En estos momentos de tormenta política y turbulencia social hallo en sucesivos recovecos de esta dimensión espacio-temporal actitudes cargadas por el lastre del rencor, del sufrimiento y, en definitiva, de la violencia. En el amasijo de discursos políticos con el que somos bombardeados diariamente rara vez puede encontrarse un diálogo o ponencia donde la noción de enemigos o contrarios no aparezca. Después, continuamos preguntando con preocupación por qué nuestra sociedad tiende a ser como es: oscura e irrespetuosa; centrada en las cosas y no en los seres. Mientras en el ser humano primen sentimientos de rencor y odio hacia el individuo que tenemos en frente –independientemente de las atrocidades que haya podido acometer–, difícilmente podremos engendrar nuevos espacios dialógicos tolerantes con la diversidad. Con extrañeza parecemos comprender que la violencia sólo engendra violencia; que lo mejor que podemos hacer por nosotros mismos, por nuestros seres queridos y por esa sociedad solidaria que anhelamos, es guardar, cuanto menos, compasión por ese otro ser al que decidimos –por puro juego discursivo– llamar enemigo

Si contempláramos más a menudo las estrellas que titilan sobre nuestras delicadas cabezas, si recordáramos con mayor asiduidad la inminencia de nuestra muerte, quizá seríamos capaces de tomar la radical decisión de no guardar odio a nadie.
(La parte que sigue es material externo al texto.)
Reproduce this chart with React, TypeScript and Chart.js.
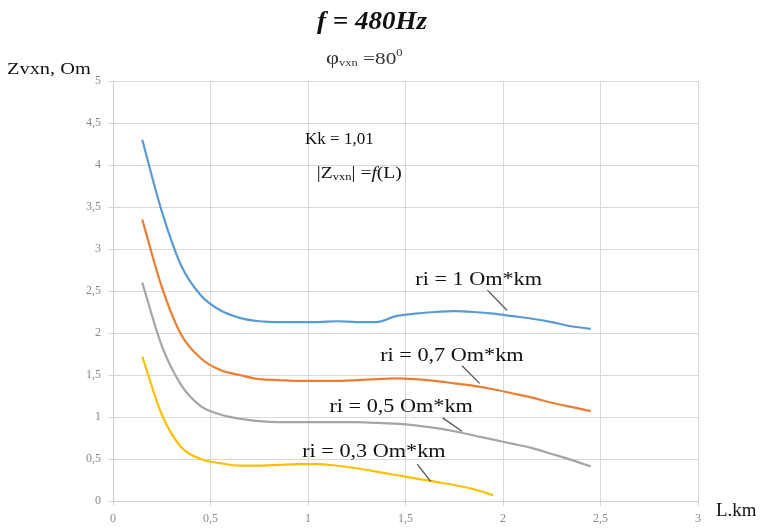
import React, { useEffect, useRef } from "react";
import { Chart, registerables } from "chart.js";

Chart.register(...registerables);

// ---- data ----
const lengthKm = [0.15, 0.25, 0.35, 0.45, 0.55, 0.65, 0.75, 0.85, 0.95, 1.05, 1.15, 1.25, 1.35, 1.45, 1.55, 1.65, 1.75, 1.85, 1.95, 2.05, 2.15, 2.25, 2.35, 2.45];
const zRi1 = [4.3, 3.45, 2.8, 2.45, 2.27, 2.18, 2.14, 2.13, 2.13, 2.13, 2.14, 2.13, 2.13, 2.2, 2.23, 2.25, 2.26, 2.25, 2.23, 2.2, 2.17, 2.13, 2.08, 2.05];
const zRi07 = [3.35, 2.55, 1.98, 1.7, 1.56, 1.5, 1.45, 1.44, 1.43, 1.43, 1.43, 1.44, 1.45, 1.46, 1.45, 1.43, 1.4, 1.37, 1.33, 1.28, 1.23, 1.17, 1.12, 1.07];
const zRi05 = [2.6, 1.85, 1.38, 1.13, 1.03, 0.98, 0.95, 0.94, 0.94, 0.94, 0.94, 0.94, 0.93, 0.92, 0.9, 0.87, 0.83, 0.78, 0.73, 0.68, 0.63, 0.56, 0.49, 0.41];
const zRi03 = [1.72, 1.03, 0.64, 0.5, 0.45, 0.42, 0.42, 0.43, 0.44, 0.44, 0.42, 0.39, 0.35, 0.31, 0.27, 0.23, 0.19, 0.14, 0.07];

const seriesNames = ["ri = 1 Om*km", "ri = 0,7 Om*km", "ri = 0,5 Om*km", "ri = 0,3 Om*km"];
const seriesValues = [zRi1, zRi07, zRi05, zRi03];
const seriesColors = ["#5b9bd5", "#ed7d31", "#a5a5a5", "#ffc000"];

// label anchors (data coords: left x, middle y) and leader lines (data coords)
const labelAnchorX = [1.55, 1.37, 1.11, 0.97];
const labelAnchorY = [2.65, 1.75, 1.14, 0.61];
const leaderFrom = [[1.92, 2.51], [1.79, 1.61], [1.69, 0.99], [1.56, 0.44]];
const leaderTo = [[2.02, 2.27], [1.88, 1.4], [1.79, 0.83], [1.63, 0.23]];

const xMin = 0, xMax = 3, xStep = 0.5;
const yMin = 0, yMax = 5, yStep = 0.5;

const SERIF = "'Liberation Serif', 'Times New Roman', serif";

type Seg = { t: string; size: number; dy?: number; style?: string };

function drawRich(ctx: CanvasRenderingContext2D, x: number, y: number, segs: Seg[], sx = 1, align: "left" | "center" = "left") {
  ctx.save();
  ctx.textAlign = "left";
  let total = 0;
  for (const s of segs) {
    ctx.font = `${s.style || ""} ${s.size}px ${SERIF}`;
    total += ctx.measureText(s.t).width;
  }
  ctx.translate(x, y);
  ctx.scale(sx, 1);
  let cx = align === "center" ? -total / 2 : 0;
  for (const s of segs) {
    ctx.font = `${s.style || ""} ${s.size}px ${SERIF}`;
    ctx.fillText(s.t, cx, s.dy || 0);
    cx += ctx.measureText(s.t).width;
  }
  ctx.restore();
}

const textPlugin = {
  id: "texts",
  afterDraw(chart: any) {
    const ctx: CanvasRenderingContext2D = chart.ctx;
    const xs = chart.scales.x;
    const ys = chart.scales.y;
    ctx.save();
    ctx.fillStyle = "#111";
    ctx.textBaseline = "alphabetic";

    // title
    drawRich(ctx, 372, 29, [{ t: "f = 480Hz", size: 25, style: "italic bold" }], 1.08, "center");

    // phi
    ctx.fillStyle = "#333";
    drawRich(ctx, 326, 64, [
      { t: "φ", size: 18 },
      { t: "vxn", size: 10, dy: 2 },
      { t: " =80", size: 17 },
      { t: "0", size: 10, dy: -8 },
    ], 1.25);
    ctx.fillStyle = "#111";

    // y axis title
    drawRich(ctx, 7, 74, [{ t: "Zvxn, Om", size: 17 }], 1.2);

    // x axis title
    drawRich(ctx, 716, 516, [{ t: "L.km", size: 18 }], 1.05);

    // Kk and |Z|
    drawRich(ctx, xs.getPixelForValue(0.985), ys.getPixelForValue(4.32) + 6, [{ t: "Kk = 1,01", size: 17 }]);
    drawRich(ctx, xs.getPixelForValue(1.045), ys.getPixelForValue(3.92) + 6, [
      { t: "|Z", size: 17 },
      { t: "vxn", size: 11, dy: 2 },
      { t: "| =", size: 17 },
      { t: "f", size: 17, style: "italic" },
      { t: "(L)", size: 17 },
    ], 1.15);

    // series labels + leaders
    seriesNames.forEach((name, i) => {
      ctx.fillStyle = "#111";
      drawRich(ctx, xs.getPixelForValue(labelAnchorX[i]), ys.getPixelForValue(labelAnchorY[i]) + 7, [{ t: name, size: 19 }], 1.17);
      ctx.strokeStyle = "#555";
      ctx.lineWidth = 1.3;
      ctx.beginPath();
      ctx.moveTo(xs.getPixelForValue(leaderFrom[i][0]), ys.getPixelForValue(leaderFrom[i][1]));
      ctx.lineTo(xs.getPixelForValue(leaderTo[i][0]), ys.getPixelForValue(leaderTo[i][1]));
      ctx.stroke();
    });
    ctx.restore();
  },
};

const fmt = (v: any) => String(v).replace(".", ",");

export default function App() {
  const ref = useRef<HTMLCanvasElement | null>(null);
  useEffect(() => {
    if (!ref.current) return;
    const chart = new Chart(ref.current, {
      type: "line",
      data: {
        datasets: seriesValues.map((vals, i) => ({
          label: seriesNames[i],
          data: vals.map((v, j) => ({ x: lengthKm[j], y: v })),
          borderColor: seriesColors[i],
          backgroundColor: seriesColors[i],
          borderWidth: 2.2,
          pointRadius: 0,
          tension: 0.4,
          cubicInterpolationMode: "monotone" as const,
          fill: false,
        })),
      },
      options: {
        responsive: false,
        animation: false,
        layout: { padding: { top: 81, right: 62, left: 0, bottom: 0 } },
        plugins: { legend: { display: false }, tooltip: { enabled: false }, title: { display: false } },
        scales: {
          x: {
            type: "linear",
            min: xMin,
            max: xMax,
            ticks: { stepSize: xStep, color: "#8a8a8a", font: { family: SERIF, size: 12 }, padding: 6, callback: fmt, maxRotation: 0 },
            grid: { color: "#d9d9d9", tickLength: 5, lineWidth: 1 },
            border: { color: "#d0d0d0" },
            afterFit: (s: any) => { s.height = 27; },
          },
          y: {
            min: yMin,
            max: yMax,
            ticks: { stepSize: yStep, color: "#8a8a8a", font: { family: SERIF, size: 12 }, padding: 7, callback: fmt },
            grid: { color: "#d9d9d9", tickLength: 5, lineWidth: 1 },
            border: { color: "#d0d0d0" },
            afterFit: (s: any) => { s.width = 113; },
          },
        },
      },
      plugins: [textPlugin],
    });
    return () => chart.destroy();
  }, []);
  return (
    <div style={{ position: "absolute", left: 0, top: 0, width: 760, height: 528, background: "#fff" }}>
      <canvas ref={ref} width={760} height={528} style={{ display: "block" }} />
    </div>
  );
}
Así, no olvidaríamos tan a menudo aquella frase que en repleta sapiencia reza: todos piensan en cambiar el mundo, pero nadie piensa en cambiarse a sí mismo. ¿Hasta cuándo, pues, renegaremos de la importancia que el cambio interior supone para generar un tipo de sociedad más justa, más tolerante y solidaria?, ¿hasta cuándo reduciremos el ser al tener, el humano a la cosa? ¿hasta cuándo seremos capaces de aceptar que, dado el carácter efímero de nuestra vida y la condición mortal de nuestra existencia, sólo la paz nos llevará a forjar relaciones interpersonales más sanas y, por ende, estilos socioeconómicos menos agresivos con la pluralidad cultural?